"Tomorrowland" continues Disney's long-standing tradition of family-friendly filmmaking on a big scale, transforming the eponymous section of Disneyland into fodder for a throwback fantasy adventure centered on a sci-fi utopia.

This is a big, big live action movie, with a budget of $190 million, directed by the acclaimed Brad Bird ("The Incredibles") and starring George Clooney.

One could see how the project might have been intimidating for Britt Robertson, the 25-year-old up-and-comer who stars alongside Clooney as an adventurer named Casey. But Robertson, last seen on the big screen in "The Longest Ride," more than holds her own with her illustrious co-star ("he's a pretty normal guy") and within the movie's big, expansive world.

She spoke with amNewYork about the movie, which hits theaters Friday.

There's a lot of nostalgic value attached to Tomorrowland, and Disneyland in general. What did it mean to you growing up?

I went to Disney a lot growing up. I lived on the East Coast, so it was always Disney World. Now, being in L.A., it's Disneyland. My family, they're huge supporters of Disney, so it was really cool for them. They love the brand; I've always loved the brand growing up, it meant something to me as a child.

There are high expectations here and it's the biggest movie you've done. Do you ever think about those things?

There's a part of me that's aware of how big this movie is and what it means, it feels very different from any I've done. But I try not to put too much attention on those things because it doesn't really do me any good, you know?

The film expresses a hopefulness that's consistent with Walt Disney's vision, in a lot of ways.

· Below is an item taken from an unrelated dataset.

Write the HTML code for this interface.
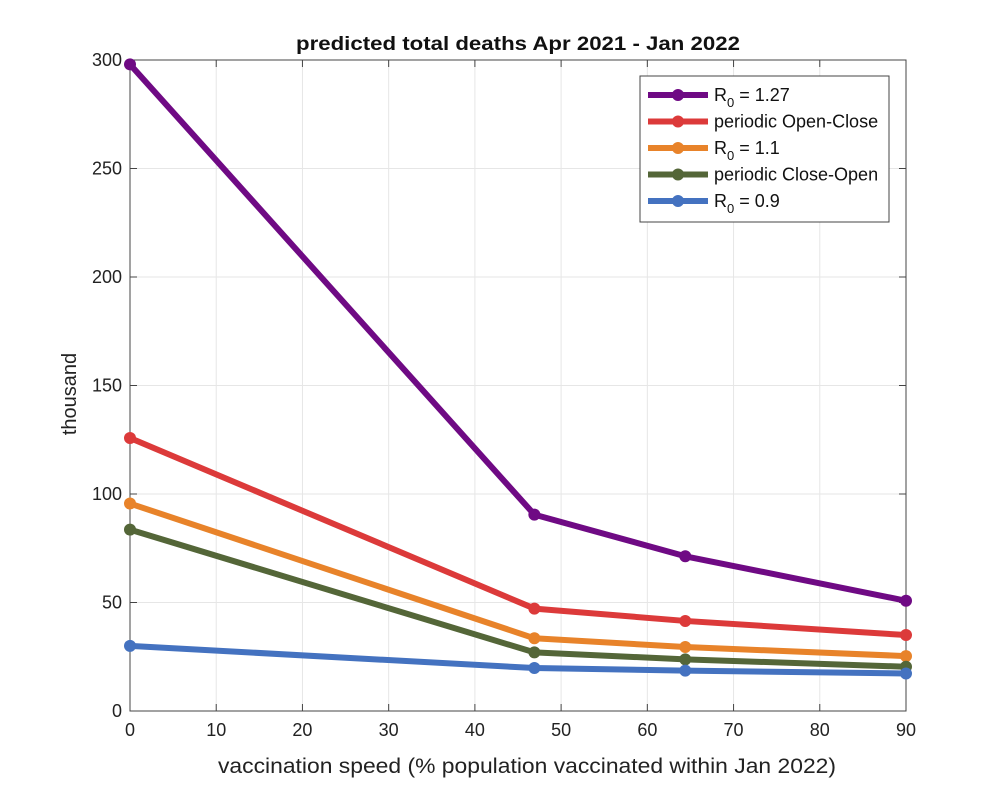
<!DOCTYPE html>
<html><head><meta charset="utf-8"><style>
body{margin:0;background:#fff;font-family:"Liberation Sans",sans-serif}
</style></head><body>
<svg id="chart" width="1000" height="800" xmlns="http://www.w3.org/2000/svg" font-family="Liberation Sans, sans-serif"></svg>
<script>
const xValues=[0,46.9,64.4,90];
const seriesNames=["R0 = 1.27","periodic Open-Close","R0 = 1.1","periodic Close-Open","R0 = 0.9"];
const sPurple=[298,90.5,71.3,50.8];
const sRed=[125.8,47.2,41.5,35];
const sOrange=[95.6,33.5,29.5,25.3];
const sGreen=[83.6,27,23.8,20.4];
const sBlue=[30,19.8,18.6,17.3];
const xTicks=[0,10,20,30,40,50,60,70,80,90];
const yTicks=[0,50,100,150,200,250,300];
const colors=["#6f0a84","#dc3a3a","#e8832a","#546638","#4472c0"];
const series=[sPurple,sRed,sOrange,sGreen,sBlue];
const L=130,R=906,T=60,B=711;
const X=v=>L+(v-0)/(90-0)*(R-L);
const Y=v=>B-(v-0)/(300-0)*(B-T);
const svg=document.getElementById('chart');
const NS="http://www.w3.org/2000/svg";
function el(t,a,p){const e=document.createElementNS(NS,t);for(const k in a)e.setAttribute(k,a[k]);(p||svg).appendChild(e);return e;}
const bg=el('rect',{x:L,y:T,width:R-L,height:B-T,fill:'#fff'});


xTicks.forEach(t=>{
 const g=el('line',{x1:X(t),x2:X(t),y1:T,y2:B,stroke:'#e6e6e6','stroke-width':1});
 
 
 el('line',{x1:X(t),x2:X(t),y1:B,y2:B-7,stroke:'#444'});
 el('line',{x1:X(t),x2:X(t),y1:T,y2:T+7,stroke:'#444'});
 const tx=el('text',{x:X(t),y:B+25,'text-anchor':'middle','font-size':18,fill:'#222'});tx.textContent=t;
 
 
});
yTicks.forEach(t=>{
 const g=el('line',{x1:L,x2:R,y1:Y(t),y2:Y(t),stroke:'#e6e6e6','stroke-width':1});
 
 
 el('line',{x1:L,x2:L+7,y1:Y(t),y2:Y(t),stroke:'#444'});
 el('line',{x1:R,x2:R-7,y1:Y(t),y2:Y(t),stroke:'#444'});
 const tx=el('text',{x:L-8,y:Y(t)+6,'text-anchor':'end','font-size':18,fill:'#222'});tx.textContent=t;
 
 
});
const frame=el('rect',{x:L,y:T,width:R-L,height:B-T,fill:'none',stroke:'#444','stroke-width':1});


series.forEach((s,i)=>{
 const pl=el('polyline',{points:s.map((v,j)=>X(xValues[j])+','+Y(v)).join(' '),fill:'none',stroke:colors[i],'stroke-width':6,'stroke-linejoin':'round'});
 
 
 s.forEach((v,j)=>{
  const c=el('circle',{cx:X(xValues[j]),cy:Y(v),r:6,fill:colors[i]});
  
  
 });
});
const lg=el('g',{});


el('rect',{x:640,y:76,width:249,height:146,fill:'#fff',stroke:'#444'},lg);
seriesNames.forEach((n,i)=>{
 const y=95+i*26.5;
 el('line',{x1:648,x2:708,y1:y,y2:y,stroke:colors[i],'stroke-width':6},lg);
 el('circle',{cx:678,cy:y,r:6,fill:colors[i]},lg);
 const t=el('text',{x:714,y:y+6,'font-size':18,fill:'#111'},lg);
 
 
 if(n.startsWith('R0')){t.innerHTML='R<tspan dy="6" font-size="13">0</tspan><tspan dy="-6"> '+n.slice(3)+'</tspan>';}
 else t.textContent=n;
});
const title=el('text',{x:518,y:50,'text-anchor':'middle','font-size':19,'font-weight':'bold',fill:'#111',textLength:444,lengthAdjust:'spacingAndGlyphs'});
title.textContent='predicted total deaths Apr 2021 - Jan 2022';


const xl=el('text',{x:527,y:773,'text-anchor':'middle','font-size':21,fill:'#222',textLength:618,lengthAdjust:'spacingAndGlyphs'});
xl.textContent='vaccination speed (% population vaccinated within Jan 2022)';


const yl=el('text',{x:76,y:394,'text-anchor':'middle','font-size':20,fill:'#222',transform:'rotate(-90 76 394)'});
yl.textContent='thousand';


</script>
</body></html>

One of the things that I really love about the film is Brad's spin on the future and how he's really looking at Tomorrowland from a bunch of different perspectives; from the perspective of when he was a kid and what the future meant to him, and all of the things that he was looking forward to about the future. And then, also, what the future means to my generation and what it would mean to future generations. I love that the movie tackles all those different time periods. And then, how he really does simplify it in a way that is, the future will be what we make of it. That message really speaks to me.

The movie feels like a throwback to a less-cynical form of family filmmaking than the norm these days, doesn't it?

I've always felt that this movie was a little throwback; or not even throwback, just classic. Like "Back to the Future," it made a statement for its time, but has lasted and we can watch that movie still and it plays and it works. I think that was the point for Brad; creating an original story, original content and having it last a lifetime and mean something forever.